E não deve ser ignorado que o fruto do trabalho destes mariscadores, a produção anual de milhares de toneladas de bivalves, acaba por sair do circuito legal, sendo por vezes desviada para outros países, nomeadamente Espanha, de onde é depois importada, prejudicando a Docapesca, o Estado Português (pela impossibilidade de cobrança de impostos), a capacidade produtiva nacional, e criando riscos para a segurança alimentar das populações.
A solução não é a repressão e a aplicação de coimas, que é onde têm assentado as respostas públicas, ações que se transformam muitas vezes num mero custo associado ao processo extrativo ilegal, sem capacidade de travar a prática de atividades ilegais. E nesta matéria tem de se destacar que este “custo” adicional se abate essencialmente sobre quem trabalha nesta atividade, em condições de trabalho indignas, não se refletindo sobre aqueles que maioritariamente beneficiam desta prática, ou seja, os intermediários e as redes de transporte e colocação no mercado desta produção irregular.

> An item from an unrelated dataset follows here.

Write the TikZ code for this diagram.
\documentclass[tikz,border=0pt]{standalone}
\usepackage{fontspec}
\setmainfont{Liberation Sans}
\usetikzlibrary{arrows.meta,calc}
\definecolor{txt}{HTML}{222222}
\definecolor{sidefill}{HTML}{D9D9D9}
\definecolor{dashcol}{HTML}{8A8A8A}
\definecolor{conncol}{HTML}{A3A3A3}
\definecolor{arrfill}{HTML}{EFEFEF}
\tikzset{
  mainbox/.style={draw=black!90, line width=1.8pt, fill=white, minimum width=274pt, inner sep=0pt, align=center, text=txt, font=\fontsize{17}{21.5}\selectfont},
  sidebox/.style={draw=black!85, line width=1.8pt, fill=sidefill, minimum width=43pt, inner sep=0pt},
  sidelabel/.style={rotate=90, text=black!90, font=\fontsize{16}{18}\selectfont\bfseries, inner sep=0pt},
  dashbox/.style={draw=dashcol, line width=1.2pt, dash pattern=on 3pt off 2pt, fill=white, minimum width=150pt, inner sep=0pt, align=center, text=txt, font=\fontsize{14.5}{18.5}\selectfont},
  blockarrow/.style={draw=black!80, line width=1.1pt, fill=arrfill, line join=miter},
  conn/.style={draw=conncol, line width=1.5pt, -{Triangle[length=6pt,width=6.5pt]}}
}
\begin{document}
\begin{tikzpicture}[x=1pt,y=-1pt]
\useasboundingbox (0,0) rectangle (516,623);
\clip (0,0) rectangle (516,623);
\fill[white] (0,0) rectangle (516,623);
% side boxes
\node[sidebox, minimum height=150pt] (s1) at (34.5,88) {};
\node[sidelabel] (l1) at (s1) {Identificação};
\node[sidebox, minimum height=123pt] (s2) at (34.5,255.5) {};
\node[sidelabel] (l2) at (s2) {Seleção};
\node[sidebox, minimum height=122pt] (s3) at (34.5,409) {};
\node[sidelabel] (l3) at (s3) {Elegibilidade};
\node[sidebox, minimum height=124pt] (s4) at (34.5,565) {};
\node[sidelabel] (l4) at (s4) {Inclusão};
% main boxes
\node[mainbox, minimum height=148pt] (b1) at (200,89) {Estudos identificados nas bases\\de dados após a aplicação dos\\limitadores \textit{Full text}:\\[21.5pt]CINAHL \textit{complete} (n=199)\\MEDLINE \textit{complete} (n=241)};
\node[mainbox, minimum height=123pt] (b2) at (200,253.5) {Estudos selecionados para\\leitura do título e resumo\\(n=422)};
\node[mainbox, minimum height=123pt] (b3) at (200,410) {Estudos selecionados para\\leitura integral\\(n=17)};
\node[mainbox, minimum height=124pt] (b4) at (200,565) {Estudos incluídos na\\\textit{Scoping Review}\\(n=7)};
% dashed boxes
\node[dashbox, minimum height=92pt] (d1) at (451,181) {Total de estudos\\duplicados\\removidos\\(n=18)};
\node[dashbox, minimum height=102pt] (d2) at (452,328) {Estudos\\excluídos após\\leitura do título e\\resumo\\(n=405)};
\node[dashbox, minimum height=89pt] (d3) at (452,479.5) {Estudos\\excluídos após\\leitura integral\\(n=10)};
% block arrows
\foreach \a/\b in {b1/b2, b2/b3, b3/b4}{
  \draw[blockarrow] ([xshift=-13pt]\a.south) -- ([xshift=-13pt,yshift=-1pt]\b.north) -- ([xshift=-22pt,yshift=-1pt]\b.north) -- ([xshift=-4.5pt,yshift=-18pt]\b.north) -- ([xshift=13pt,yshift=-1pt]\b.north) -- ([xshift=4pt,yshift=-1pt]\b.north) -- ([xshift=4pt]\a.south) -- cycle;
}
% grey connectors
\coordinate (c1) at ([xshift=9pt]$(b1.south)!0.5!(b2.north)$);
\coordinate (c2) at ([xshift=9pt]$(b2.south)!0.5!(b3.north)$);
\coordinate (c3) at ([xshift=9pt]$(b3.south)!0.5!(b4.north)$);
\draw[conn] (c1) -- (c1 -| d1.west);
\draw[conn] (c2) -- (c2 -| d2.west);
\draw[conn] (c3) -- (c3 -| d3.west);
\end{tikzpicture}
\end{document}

A solução para este problema consiste numa resposta integrada do Estado português, que contribua para resolver concertadamente os três problemas identificados: o equilíbrio do ecossistema do estuário, as condições de trabalho e vida dos mariscadores, a salvaguarda da produção nacional e regulação fiscal. E que transforme uma fonte de problemas – essencialmente para os trabalhadores nela sobreexplorados – numa fonte de criação de riqueza para esses trabalhadores e para o país.
Uma primeira resposta necessária é a construção de uma depuradora industrial no Estuário do Tejo, integrada na Docapesca, que recepcione a produção de bivalves do Estuário. Trata-se de um investimento com retorno em pouco tempo, fruto da receita que a atividade depuradora assim desenvolvida proporcionaria à Docapesca.

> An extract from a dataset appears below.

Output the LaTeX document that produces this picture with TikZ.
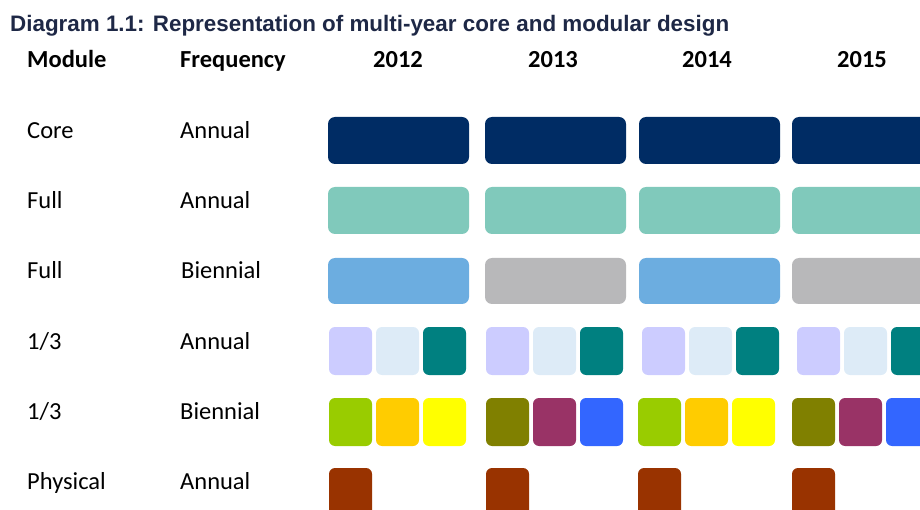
\documentclass[tikz,border=0pt]{standalone}
\usepackage{fontspec}
\setmainfont{Carlito}
\newfontfamily\arialfont{Liberation Sans}

\definecolor{titleink}{RGB}{30,40,70}
\definecolor{corenavy}{RGB}{0,44,100}
\definecolor{fullmint}{RGB}{128,201,187}
\definecolor{fullblue}{RGB}{108,173,224}
\definecolor{fullgray}{RGB}{184,184,186}
\definecolor{thirdlav}{RGB}{204,204,255}
\definecolor{thirdpale}{RGB}{221,235,247}
\definecolor{thirdteal}{RGB}{0,128,128}
\definecolor{bienlime}{RGB}{153,204,0}
\definecolor{biengold}{RGB}{255,204,0}
\definecolor{bienyellow}{RGB}{255,255,0}
\definecolor{bienolive}{RGB}{128,128,0}
\definecolor{bienplum}{RGB}{153,51,102}
\definecolor{bienroyal}{RGB}{51,102,255}
\definecolor{physrust}{RGB}{153,51,0}

\tikzset{
	lab/.style={anchor=base west, inner sep=0pt, font=\fontsize{24.5}{28}\selectfont},
	head/.style={anchor=base west, inner sep=0pt, font=\fontsize{24.5}{28}\selectfont\bfseries},
	yearhead/.style={head, anchor=base},
	bar/.style={rounded corners=7pt},
	sq/.style={rounded corners=6pt},
}

\begin{document}
\begin{tikzpicture}[x=1pt,y=-1pt]
	\useasboundingbox (0,0) rectangle (920,510);
	\clip (0,0) rectangle (920,510);
	% heading
	\node [anchor=base west, inner sep=0pt, text=titleink, font=\arialfont\bfseries\fontsize{22.4}{26}\selectfont] at (10,32) (title) {Diagram 1.1: Representation of multi-year core and modular design};
	\node [head] at (27,68) (hModule) {Module};
	\node [head] at (180,68) (hFreq) {Frequency};
	\node [yearhead] at (398,68) (y2012) {2012};
	\node [yearhead] at (553,68) (y2013) {2013};
	\node [yearhead] at (707,68) (y2014) {2014};
	\node [yearhead] at (862,68) (y2015) {2015};
	% row labels
	\node [lab] at (27,139) (mCore) {Core};
	\node [lab] at (180,139) (fCore) {Annual};
	\node [lab] at (27,209) (mFullA) {Full};
	\node [lab] at (180,209) (fFullA) {Annual};
	\node [lab] at (27,279) (mFullB) {Full};
	\node [lab] at (181,279) (fFullB) {Biennial};
	\node [lab] at (27,349) (mThirdA) {1/3};
	\node [lab] at (180,349) (fThirdA) {Annual};
	\node [lab] at (27,419) (mThirdB) {1/3};
	\node [lab] at (180,419) (fThirdB) {Biennial};
	\node [lab] at (27,489) (mPhys) {Physical};
	\node [lab] at (180,489) (fPhys) {Annual};
	% full-width bars
	\foreach \x in {328,485,639,792}
		\fill [bar, corenavy] (\x,117) rectangle +(141,47);
	\foreach \x in {328,485,639,792}
		\fill [bar, fullmint] (\x,187) rectangle +(141,47);
	\foreach \x/\c in {328/fullblue,485/fullgray,639/fullblue,792/fullgray}
		\fill [bar, \c] (\x,258) rectangle +(141,46);
	% thirds
	\foreach \x in {329,486,642,797} {
		\fill [sq, thirdlav] (\x,327) rectangle +(43,48);
		\fill [sq, thirdpale] (\x+47,327) rectangle +(43,48);
		\fill [sq, thirdteal] (\x+94,327) rectangle +(43,48);
	}
	\foreach \x/\ca/\cb/\cc in {329/bienlime/biengold/bienyellow,486/bienolive/bienplum/bienroyal,
		638/bienlime/biengold/bienyellow,792/bienolive/bienplum/bienroyal} {
		\fill [sq, \ca] (\x,398) rectangle +(43,48);
		\fill [sq, \cb] (\x+47,398) rectangle +(43,48);
		\fill [sq, \cc] (\x+94,398) rectangle +(43,48);
	}
	% physical
	\foreach \x in {329,486,638,792}
		\fill [sq, physrust] (\x,468) rectangle +(43,48);
\end{tikzpicture}
\end{document}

Em seguida é necessário realizar um verdadeiro zonamento do Estuário do Tejo, através da discretização da área em mais zonas classificadas, uma vez que as atuais duas únicas zonas são claramente insuficientes e redutoras em termos do exercício da atividade de marisqueio. O aumento do número de zonas com classificação diversa é necessário para assegurar uma verdadeira eficácia do controlo fitossanitário e para impedir que a degradação da qualidade do meio hídrico numa determinada zona possa afetar automaticamente a produção em todas as restantes.
Ainda a este respeito impõe-se a prometida publicação do Regulamento da Pesca no Estuário do Tejo, incluindo a apanha de bivalves.
Finalmente, e admitindo a criação de mais zonas em que é permitida a atividade de marisqueio na área do Estuário do Tejo, é necessário promover o licenciamento desta atividade através do aumento do número de licenças para operar no Estuário, enquadrando toda a produção profissional no circuito da Docapesca, e assim assegurando a todos os profissionais uma situação laboral regularizada, incluindo os adequados descontos para a Segurança Social.
Nestes termos, nos termos da alínea b) do artigo 156.º da Constituição e da alínea b) do n.º 1 do artigo 4.º do Regimento, os Deputados do Grupo Parlamentar do PCP propõem que a Assembleia da República adote a seguinte:
Resolução
A Assembleia da República resolve, nos termos do n.º 5 do artigo 166.º da Constituição da República, recomendar ao Governo que:
- Concretize um adequado zonamento do Estuário do Tejo, através da criação de zonas de classificação diversa, que respondam à realidade local em termos de qualidade do meio hídrico no que se refere à produção e apanha de moluscos bivalves, tendo em conta que as atuais duas zonas são claramente insuficientes;
- Faça publicar o Regulamento da Pesca no Estuário do Tejo, incluindo a apanha de moluscos bivalves;
- Desenvolva o Projeto e concretize a construção da depuradora industrial do Estuário do Tejo, assegurando a afetação à Docapesca da dotação orçamental necessária para o efeito, permitindo o seu uso generalizado pelos que exercem a atividade de marisqueio;
- Inicie um processo de regularização e atribuição de licenças à operação de marisqueio no Estuário do Tejo, devidamente disciplinado e adequado às reais condições de qualidade do meio estuarino, permitindo um mais eficaz processo de fiscalização e controlo de toda a atividade de marisqueio.